Signed – Wish I Felt Different in Daytona
I can understand your concerns. You did not mention how long she has been dating Joel and if they really know each other well. The good news is Joel sounds stable with a good job and knows what he wants. And, statistics show that usually older men in a relationship are oftentimes stable and mature, which should be of great benefit to their marriage. The question you may want to ask Cassandra (of course when you have time alone) is has she thought long and hard about the “never having children” situation. I mean you may want to sit down and discuss this with her without sounding like you are judging her and drilling her …. Just a heart to heart mother-daughter talk. (Sometimes young women have the thought that they can change a man … but it seldom works out that way.)
Either way, no matter what her answer, I would encourage Cassandra – for her and Joel – to have pre-marriage counseling with a pastor or a good professional to help them work through her taking on two teenage stepsons, their age difference, and the fact that they are not planning to have children. Hopefully this will help them through.

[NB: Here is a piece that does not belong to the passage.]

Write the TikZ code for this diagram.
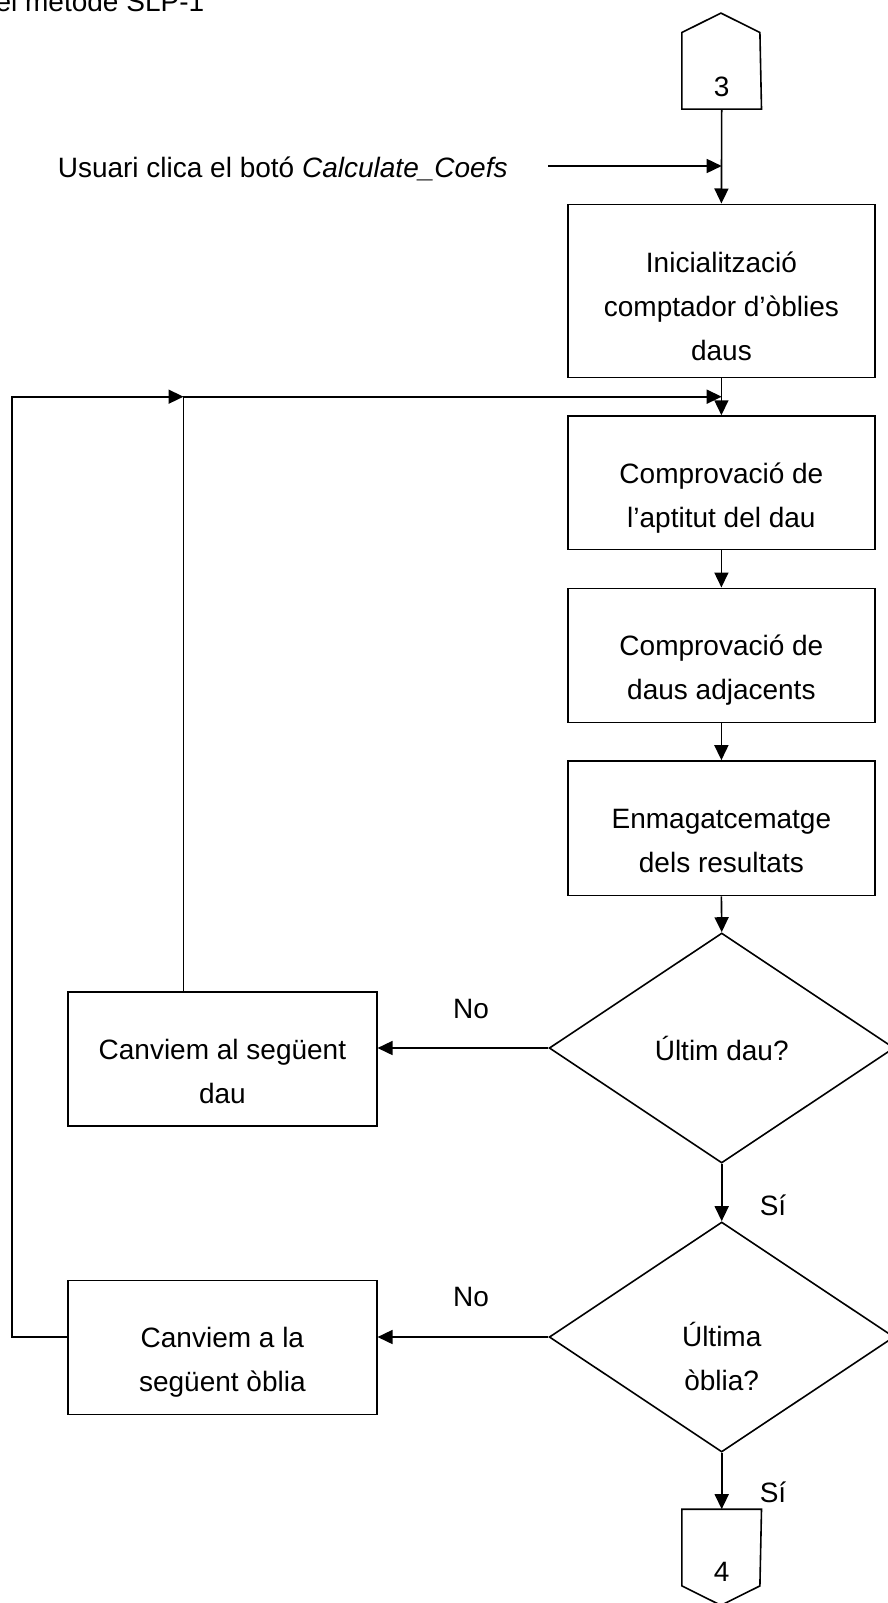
\documentclass[tikz,border=0pt]{standalone}
\usepackage{fontspec}
\setmainfont{Liberation Sans}
\usetikzlibrary{shapes.geometric,arrows.meta}

\begin{document}
\begin{tikzpicture}[x=1pt, y=-1pt, line width=1.6pt, >={Triangle[length=15pt,width=14pt]},
        every node/.style={font=\fontsize{28}{44}\selectfont, inner sep=0pt},
        proc/.style={draw, rectangle, minimum width=307.3pt, minimum height=134pt, align=center, text height=94.6pt, text depth=6pt},
        side/.style={proc, minimum width=308.7pt},
        deci/.style={draw, diamond, minimum width=345pt, minimum height=230pt, align=center},
        conn/.style={minimum width=78pt}]
                \useasboundingbox (0,0) rectangle (887,1603);
                \node[anchor=base east] (title) at (205,12) {del mètode SLP-1};
                % connectors
                \node[conn, minimum height=42.6pt] (c3) at (721.7,87) {3};
                \draw (c3.south west) -- ++(0,-76.6) -- ++(39,-19.4) -- ++(39,19.4) -- (c3.south east) -- cycle;
                \node[conn, minimum height=124pt] (c4) at (721.7,1572) {4};
                \draw (c4.north west) -- ++(0,76.7) -- ++(39,19.4) -- ++(39,-19.4) -- (c4.north east) -- cycle;
                % main column
                \node[proc, minimum height=173pt, text height=145pt] (init) at (721.4,290.8) {Inicialització\\comptador d’òblies\\daus};
                \node[proc, minimum height=133.3pt] (apt) at (721.4,482.7) {Comprovació de\\l’aptitut del dau};
                \node[proc] (adj) at (721.4,655.3) {Comprovació de\\daus adjacents};
                \node[proc, minimum height=134.7pt] (res) at (721.4,828.3) {Enmagatcematge\\dels resultats};
                \node[deci] (last1) at (721.7,1048) {Últim dau?};
                \node[deci, text height=112pt, text depth=6pt] (last2) at (721.7,1337) {Última\\òblia?};
                % left column
                \node[side] (nxtd) at (222.4,1059) {Canviem al següent\\dau};
                \node[side] (nxto) at (222.4,1347.5) {Canviem a la\\següent òblia};
                % texts
                \node[anchor=base west] (user) at (57,177.5) {Usuari clica el botó \textit{Calculate\_Coefs}};
                \node (no1) at (471,1009) {No};
                \node (no2) at (471,1297) {No};
                \node (si1) at (773,1205) {Sí};
                \node (si2) at (773,1492) {Sí};
                % junctions
                \coordinate (ustart) at (548,166);
                \coordinate (j0) at (721.7,166);
                \coordinate (j1) at (721.7,396.7);
                \coordinate (j2) at (183.5,396.7);
                \coordinate (l0) at (11.8,396.7);
                \begin{scope}[every path/.style={->}]
                        \draw (c3.south) -- (init.north);
                        \draw (ustart) -- (j0);
                        \draw (init.south) -- (apt.north);
                        \draw (apt.south) -- (adj.north);
                        \draw (adj.south) -- (res.north);
                        \draw (res.south) -- (last1.north);
                        \draw (last1.west) -- (last1.west -| nxtd.east);
                        \draw (last1.south) -- (last2.north);
                        \draw (last2.west) -- (last2.west -| nxto.east);
                        \draw (last2.south) -- (c4.north);
                        \draw (j2 |- nxtd.north) -- (j2) -- (j1);
                        \draw (last2.west -| nxto.west) -- (last2.west -| l0) -- (l0) -- (j2);
                \end{scope}
        \end{tikzpicture}
\end{document}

It sounds like you have Cassandra’s best interests at heart, and the most important thing is you want her to be happy now, and in 10 years. (And there is nothing that says she won’t be happy!) So, if Cassandra and Joel have tried to get their ducks in a row prior to getting married, it may be that you will have to embrace her decision and be supportive. Otherwise, it could put a hedge between your mother-daughter relationship, despite the fact you are only concerned about her best interests. I wish you the best, and I wish Cassandra much happiness now and in the future.